GIVEN DATA:
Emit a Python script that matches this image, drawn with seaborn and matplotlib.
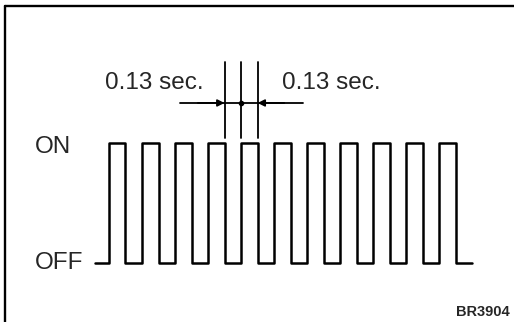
import matplotlib.pyplot as plt
import pandas as pd
import seaborn as sns

# signal edges (sec) and ON/OFF level after each edge
edge_times = [-0.11, 0.00, 0.13, 0.26, 0.39, 0.52, 0.65, 0.78, 0.91, 1.04, 1.17,
              1.30, 1.43, 1.56, 1.69, 1.82, 1.95, 2.08, 2.21, 2.34, 2.47, 2.60,
              2.73, 2.86]
levels = [0, 1, 0, 1, 0, 1, 0, 1, 0, 1, 0,
          1, 0, 1, 0, 1, 0, 1, 0, 1, 0, 1,
          0, 0]
state_labels = ["OFF", "ON"]
interval_label = "0.13 sec."
marker_times = [0.91, 1.04, 1.17]
code_label = "BR3904"

sns.set_theme(style="white")
plt.rcParams["font.family"] = ["Liberation Sans", "DejaVu Sans"]

df = pd.DataFrame({"time": edge_times, "level": levels})

fig = plt.figure(figsize=(5.14, 3.22), dpi=100)
ax = fig.add_axes([0, 0, 1, 1])
sns.lineplot(data=df, x="time", y="level", drawstyle="steps-post",
             color="black", linewidth=1.8, ax=ax)

ax.set_xlim(-0.858, 3.189)
ax.set_ylim(-0.49, 2.19)
ax.axis("off")

# frame (left and top only)
ax.axvline(-0.819, ymin=0, ymax=(2.142 + 0.49) / 2.68, color="black", linewidth=1.7)
ax.axhline(2.142, xmin=(-0.819 + 0.858) / 4.047, xmax=1, color="black", linewidth=1.7)

# dimension lines
for t in marker_times:
    ax.plot([t, t], [1.04, 1.675], color="black", linewidth=1.3)
ax.plot([0.56, 1.53], [1.333, 1.333], color="black", linewidth=1.3)
ax.annotate("", xy=(marker_times[0], 1.333), xytext=(0.70, 1.333),
            arrowprops=dict(arrowstyle="-|>", color="black", lw=1.3,
                            mutation_scale=10, shrinkA=0, shrinkB=0))
ax.annotate("", xy=(marker_times[2], 1.333), xytext=(1.38, 1.333),
            arrowprops=dict(arrowstyle="-|>", color="black", lw=1.3,
                            mutation_scale=10, shrinkA=0, shrinkB=0))
ax.plot([marker_times[1]], [1.333], marker="o", color="black", markersize=3)

ax.text(-0.03, 1.5, interval_label, fontsize=17.5, ha="left", va="center")
ax.text(1.362, 1.5, interval_label, fontsize=17.5, ha="left", va="center")
ax.text(-0.583, 0.967, state_labels[1], fontsize=17.5, ha="left", va="center")
ax.text(-0.583, 0.0, state_labels[0], fontsize=17.5, ha="left", va="center")
ax.text(3.157, -0.408, code_label, fontsize=10.5, fontweight="bold",
        ha="right", va="center")

fig.savefig("out.png", dpi=100)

WHAT THE TASK REQUIRES: Count how many lines in the data contain the word "seaborn", giving the number without comment.

THE COMPLETED TASK: 2